Discovery is key to metal wear in sliding parts
Researchers have discovered a previously unknown mechanism for wear in metals: a swirling, fluid-like microscopic behavior in a solid piece of metal sliding over another.
The findings could be used to improve the durability of metal parts in numerous applications.
"Wear is a major cause of failure in engineering applications," said Srinivasan Chandrasekar, a Purdue Univ. professor of industrial engineering and materials engineering. "However, our findings have implications beyond wear itself, extending to manufacturing and materials processing."
The findings are the result of a collaboration of researchers from Purdue, the Indian Institute of Science in Bangalore, India, and M4 Sciences, a company in West Lafayette, Ind.
"Using high-resolution imaging of sliding contacts in metals, we have demonstrated a new way by which wear particles and surface defects can form," said Purdue postdoctoral research associate Anirban Mahato, who is working with Chandrasekar; Narayan Sundaram, an assistant professor at the Indian Institute of Science; and Yang Guo, a research scientist at M4 Sciences.
Findings are detailed in a research paper appearing in Proceedings of the Royal Society.
The researchers, using a microscope, high-speed camera and other tools, had previously revealed the formation of bumps, folds and vortex-like features on sliding metal surfaces. The new findings build on the previous paper, published in 2012 in Physical Review Letters, to show how the behavior leads to cracks and wear particles.
The findings were counter-intuitive because the experiment was conducted at room temperature, and the sliding conditions did not generate enough heat to soften the metal. Yet, the swirling flow is more like behavior seen in fluids than in solids, Chandrasekar said.
The team observed what happens when a wedge-shaped piece of steel slides over a flat piece of aluminum or copper. The metals are commonly used to model the mechanical behavior of metals.
"We speculated in the earlier paper that the swirly fluid-like surface flow discovered on sliding metal surfaces is likely to impact wear in sliding metal systems," he said. "Now we areconfirming this speculation by direct observations."

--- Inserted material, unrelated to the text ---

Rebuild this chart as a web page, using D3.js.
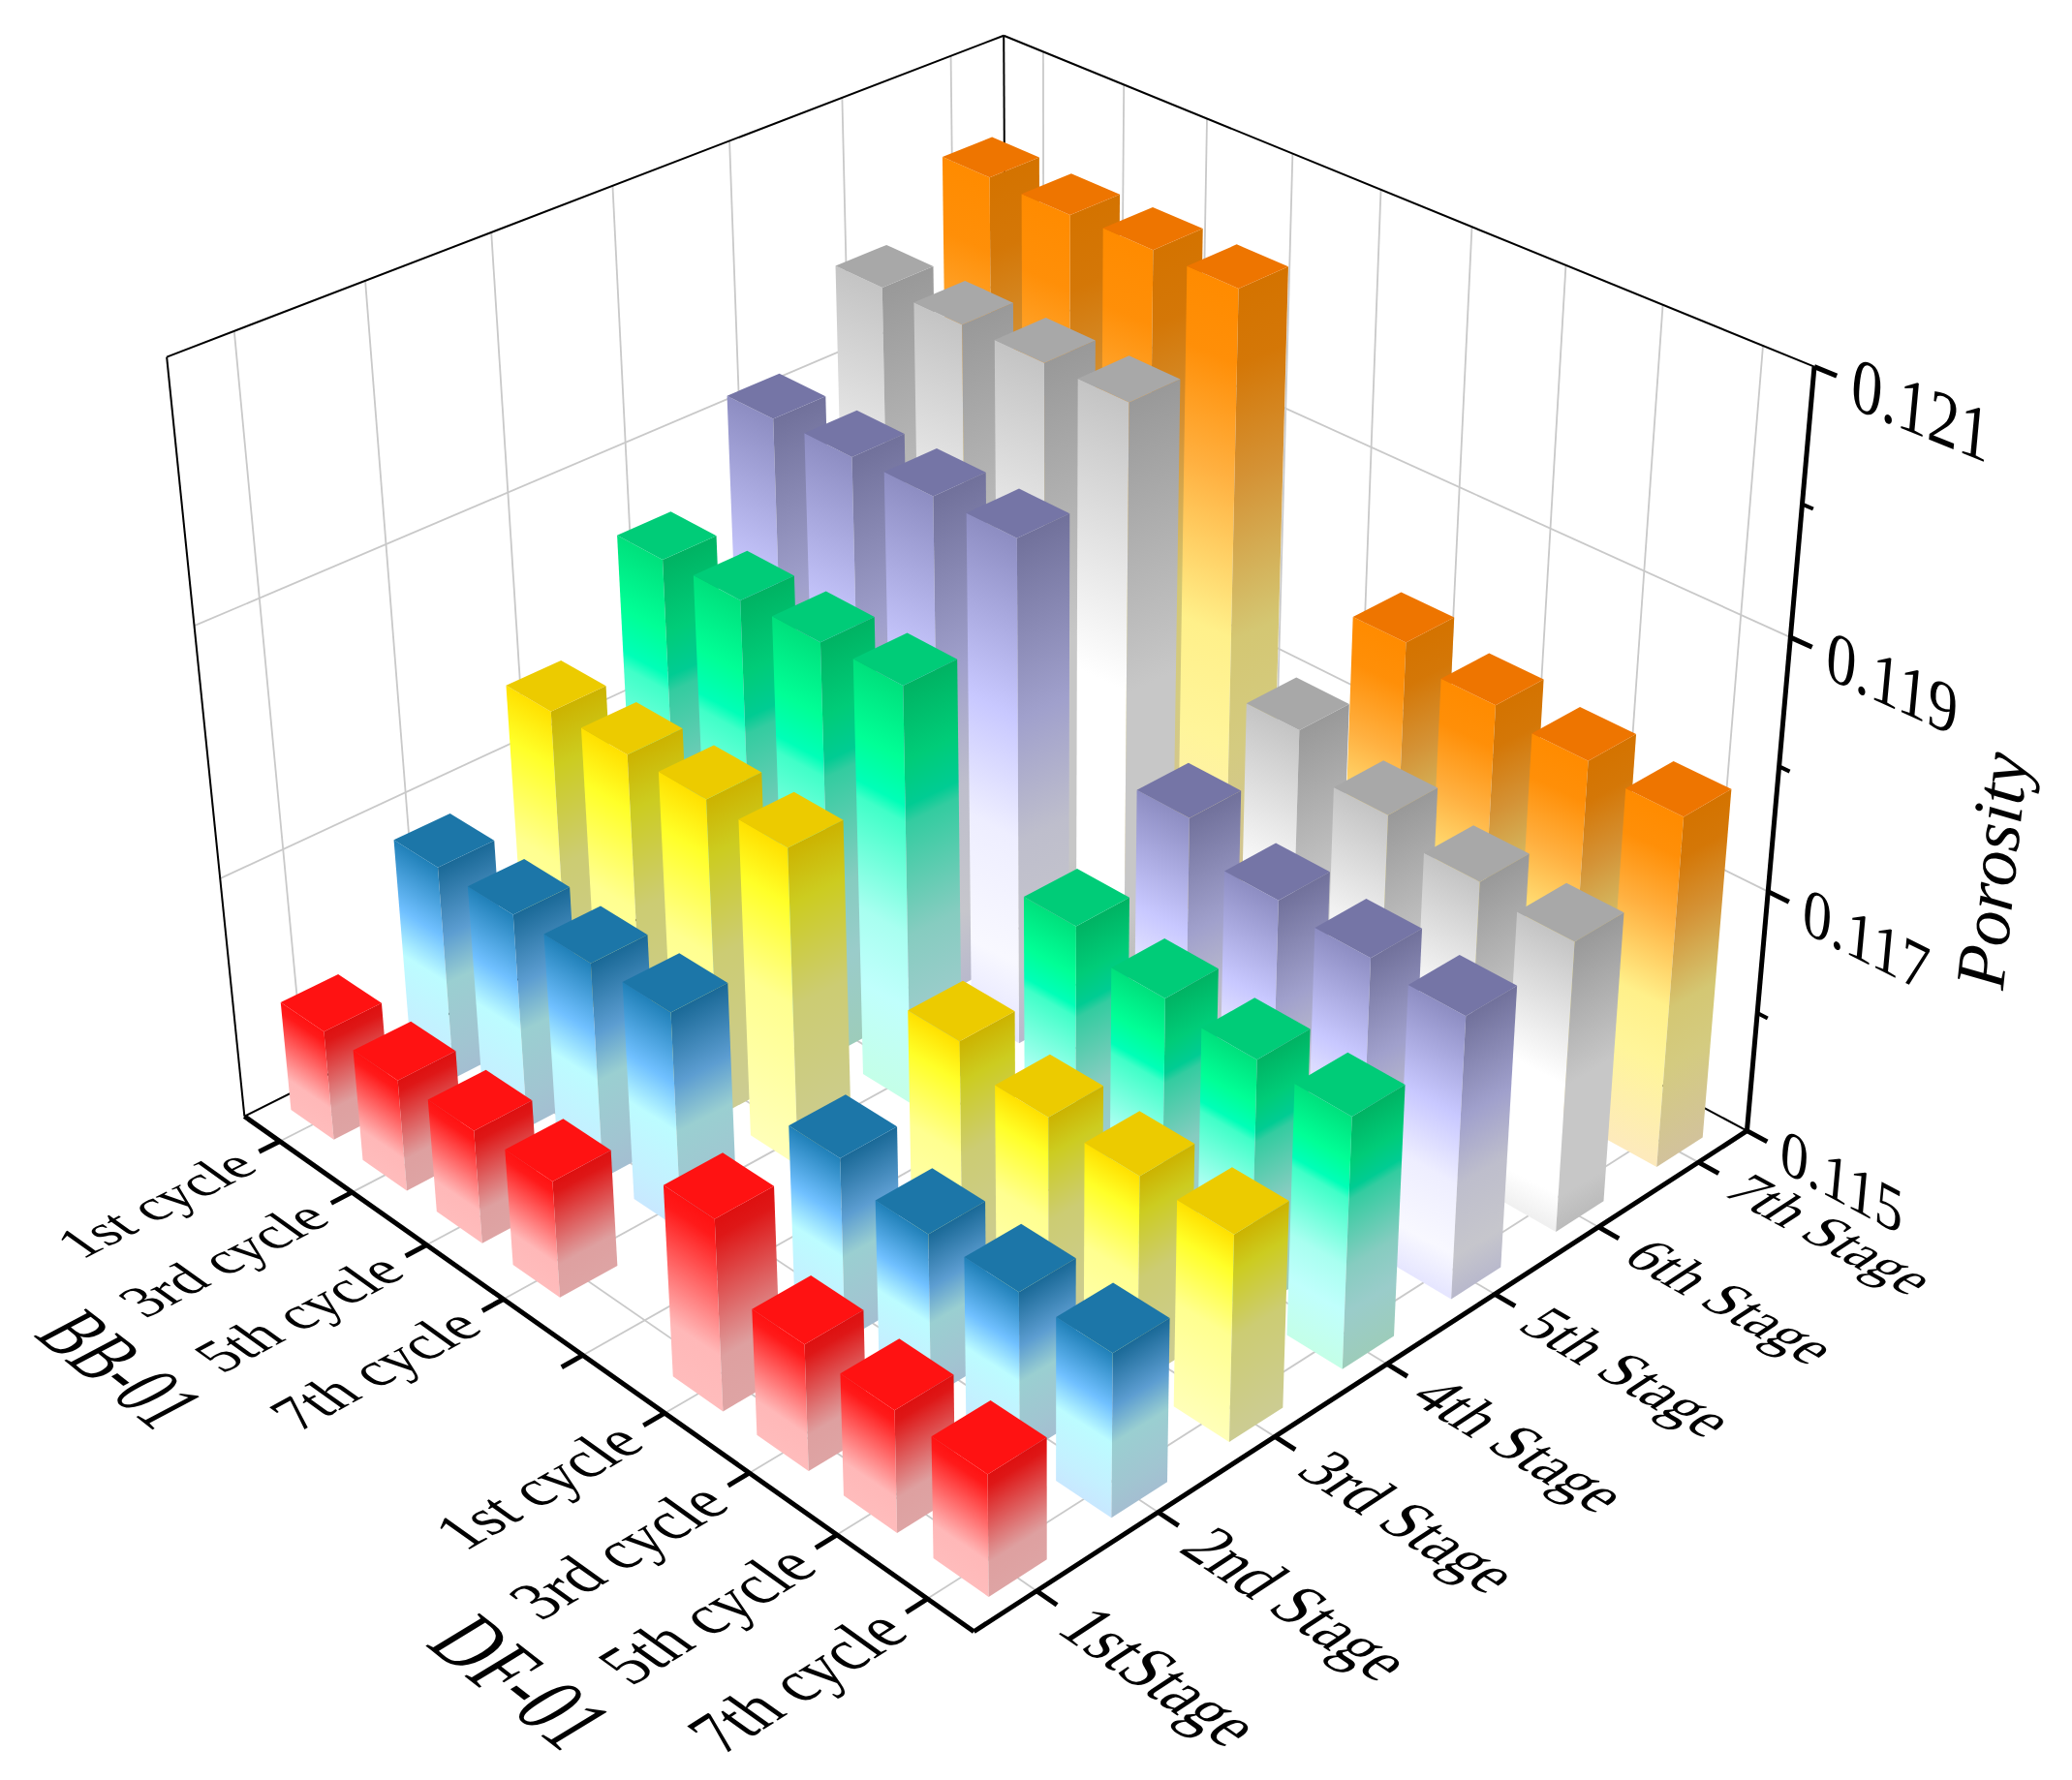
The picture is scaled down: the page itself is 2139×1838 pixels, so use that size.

The observations show how tiny bumps form in front of the wedge, followed by the swirling movement. When the wedge angle is shallow, the flow is laminar, or smooth. However, it changes to a swirly flow when the angle is adjusted to a less-shallow angle, mimicking what happens in actual sliding metal parts.As the wedge slides across the metal specimen, folds form between the bumps, and then the folds transform into tears and cracks in the wake of the wedge, eventually falling off as wear particles.
"A single sliding pass is sufficient to damage the surface, and subsequent passes result in the generation of platelet-like wear particles," Chandrasekar said.
The behavior was captured in movies that show the flow in color-coded layers just below the surfaces of the copper and aluminum specimens.
The defects range in size from 5 to 25 microns and are similar to those found in sliding components such as parts in automotive engines, compressors and numerous types of equipment and machinery.
"In the past we only saw these features after they had formed, and we attributed them to various possible mechanisms," he said. "Here, we show a mechanism for how they are formed. The defect features observed also occur in surfaces created by manufacturing processes like grinding, polishing, burnishing, peening, drawing, extrusion, rolling, and so on, which are all commonly used in making structural and mechanical components in the ground transportation, aerospace, sheet- and wire-metals processing, and energy systems sectors."
Ongoing research will explore potential routes to reduce wear arising from this type of mechanism. Metals are made of groups of crystals called grains. Future work will study how a material's grain size and ductility influence this type of wear, how these types of surface defects in manufacturing processes can be eliminated through the modified design of tools and dies, improved models for sliding wear and wear-control strategies.
"We want to look at this mechanism in materials that have smaller crystals—in the 5 to30 micron range," Chandrasekar said. "We want to show that the mechanism is more general and extends down to even finer-grained metals."